President Alan Garcia pledged the Peruvian government’s full support Friday to re-establish train service to the Inca citadel of Machu Picchu, after four days of torrential rain sparked massive flooding in the Sacred Valley and washed away sections of railroad track leading to Peru’s top tourist destination.
“The government is going to guarantee whatever is necessary to re-establish the road system, the rail system and, secondly, electronic communications that have been damaged,”Garcia told RPP Radio. He estimated that repairs could take less than two months to complete.
Garcia called on Peruvians not to fall prey to “alarmism” after he flew over the area to survey the damage.
He promised direct aid to residents in the Sacred Valley whose homes, businesses and farmlands were damaged or destroyed by the flooding.
Garcia’s Cabinet Chief, Javier Velásquez, said that as of Friday, the National Defense Institute had sent 120 tons of humanitarian aid, including tents and blankets to the hardest hit areas.

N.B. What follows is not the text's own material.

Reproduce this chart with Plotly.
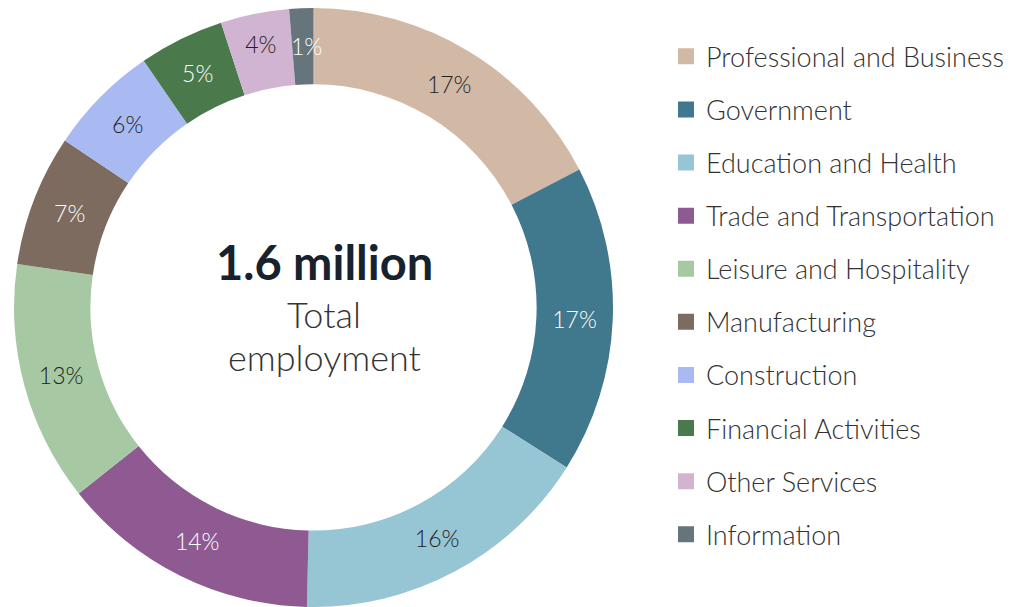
import math
import plotly.graph_objects as go

labels = ["Professional and Business", "Government", "Education and Health",
          "Trade and Transportation", "Leisure and Hospitality", "Manufacturing",
          "Construction", "Financial Activities", "Other Services", "Information"]
values = [17.4, 16.6, 16.4, 14.0, 13.0, 7.1, 6.0, 4.6, 3.7, 1.3]
colors = ["#d2b9a6", "#40788e", "#96c5d4", "#8f5a91", "#a6c9a3", "#7d6b5f",
          "#a9baf2", "#4a7a4b", "#d0b4d2", "#65757b"]
text_colors = ["#222222", "#ffffff", "#222222", "#ffffff", "#222222", "#ffffff",
               "#222222", "#ffffff", "#222222", "#ffffff"]
center_value = "1.6 million"
center_lines = ["Total", "employment"]

FONT = "Source Sans Pro, Lato, sans-serif"
W, H = 1017, 607
HOLE = 0.745
DOM_X = [6 / W, 605 / W]
DOM_Y = [0.0132, 1.0]

# the narrowest slice's label is placed by hand at the ring's middle (it overflows the slice)
templates = ["%{percent:.0%}"] * (len(values) - 1) + [""]

fig = go.Figure()
fig.add_trace(go.Pie(
    labels=labels, values=values, sort=False, direction="clockwise", rotation=0,
    hole=HOLE, domain=dict(x=DOM_X, y=DOM_Y),
    marker=dict(colors=colors, line=dict(width=0)),
    texttemplate=templates, textposition="inside",
    insidetextorientation="horizontal",
    insidetextfont=dict(family=FONT, size=23, color=text_colors, weight=300),
    showlegend=False, hoverinfo="label+percent",
))

total = sum(values)
cx = (DOM_X[0] + DOM_X[1]) / 2 * W
cy = (1 - (DOM_Y[0] + DOM_Y[1]) / 2) * H
R = min((DOM_X[1] - DOM_X[0]) * W, (DOM_Y[1] - DOM_Y[0]) * H) / 2
r_mid = R * (1 + HOLE) / 2
frac = (sum(values[:-1]) + values[-1] / 2) / total
theta = 2 * math.pi * frac
lx = cx + r_mid * math.sin(theta)
ly = cy - r_mid * math.cos(theta)
fig.add_annotation(x=(lx + 4) / W, y=1 - ly / H, xref="paper", yref="paper",
                   xanchor="center", yanchor="middle", showarrow=False,
                   text=f"{round(values[-1] / total * 100)}%",
                   font=dict(family=FONT, size=23, color=text_colors[-1], weight=300))

for lab, col in zip(labels, colors):
    fig.add_trace(go.Scatter(
        x=[None], y=[None], mode="markers", name=lab, legendgroup=lab,
        marker=dict(symbol="square", size=16, color=col), showlegend=True,
    ))

fig.add_annotation(x=316 / W, y=1 - 254 / H, xref="paper", yref="paper",
                   xanchor="center", yanchor="middle",
                   text="<b>" + center_value + "</b>", showarrow=False,
                   font=dict(family=FONT, size=47, color="#17222e"))
for i, line in enumerate(center_lines):
    fig.add_annotation(x=316 / W, y=1 - (306 + 43 * i) / H,
                       xref="paper", yref="paper", xanchor="center", yanchor="middle",
                       text=line, showarrow=False,
                       font=dict(family=FONT, size=36, color="#333333", weight=300))

fig.update_layout(
    width=W, height=H, margin=dict(l=0, r=0, t=0, b=0),
    paper_bgcolor="white", plot_bgcolor="white",
    xaxis=dict(visible=False), yaxis=dict(visible=False),
    uniformtext=dict(mode="show", minsize=23),
    legend=dict(x=0.647, y=0.960, xanchor="left", yanchor="top",
                tracegroupgap=15.0, font=dict(family=FONT, size=27, color="#333333", weight=300)),
)
fig.write_html("out.html")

The floods have displaced 23,445 people, destroyed 4,689 homes, damaged nine bridges and inundated 16,151 hectares of farmland.
Landslides and flooding are not unusual during the December-March rainy season in Peru’s southern highlands, but Cusco residents and foreign tourists had no way to be prepared for the onslaught of torrential showers earlier this week, which were unlike anything anyone has seen in decades.
The volume of water in the Vilcanota River reached historic levels of 1,100 cubic meters per second, breaking a record of 330 cubic meters, and overflowing its banks in Aguas Calientes, the town below Machu Picchu. Hotels and restaurants there were severely damaged and hundreds of travelers were stranded until they could be airlifted by helicopter back to the city of Cusco.